The SEC issued interim final rules and a request for comment as part of its implementation of some of the many securities provisions contained in the Fixing America’s Surface Transportation (FAST) Act that became law last month. The interim rules focus on FAST Act sections dealing with Forms S-1 and F-1 for emerging growth companies (EGCs) and other smaller reporting companies. The interim rules are effective when they are published in the Federal Register, while comments on them are due 30 days later (Release No. 33-10003, January 13, 2016).
Section 71003 of the FAST Act amended Section 102 of the Jumpstart Our Business Startups (JOBS) Act to ease some EGC disclosure duties. Specifically, the SEC must amend the general instructions to Forms S-1 and F-1 to provide that an EGC’s registration statement, prior to its IPO, can omit historical financial data otherwise required by Regulation S-X, if the EGC reasonably believes the information will not be required and the EGC amends its registration to include any required information as of the date of amendment before it distributes a preliminary prospectus.

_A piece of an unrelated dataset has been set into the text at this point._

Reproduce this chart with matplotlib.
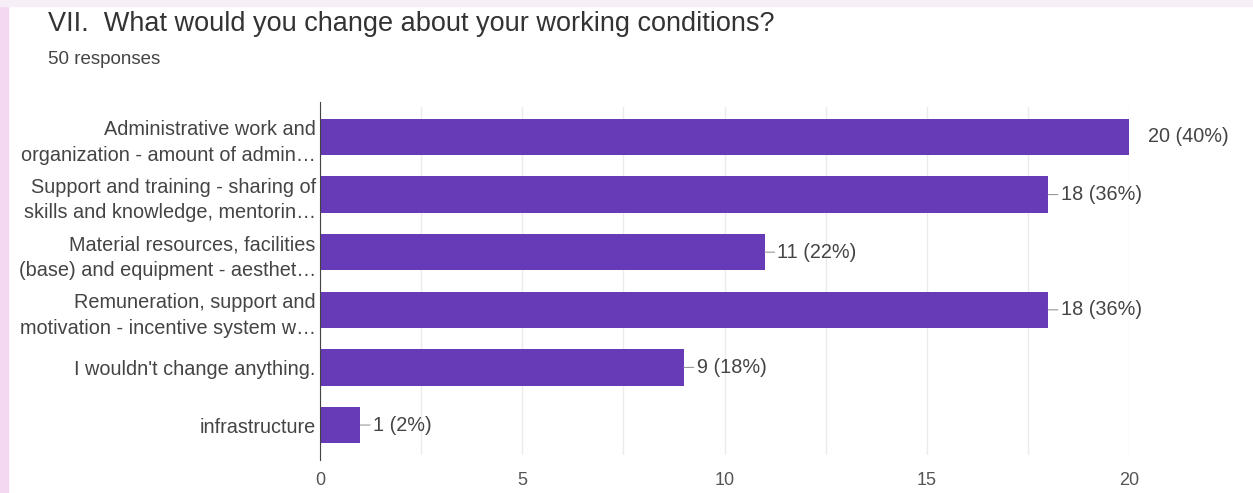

The SEC was directed to move ahead on the forms revisions within 30 days of enactment of the FAST Act. Moreover, an EGC can rely on the provision in the same time period, subject to the stated conditions. Previously, the SEC issued guidance on application of the FAST Act.
The FAST Act also sought to ease burdens on other smaller reporting companies. Section 84001 directs the SEC to quickly revise Form S-1 to allow these companies to partake of forward incorporation by reference.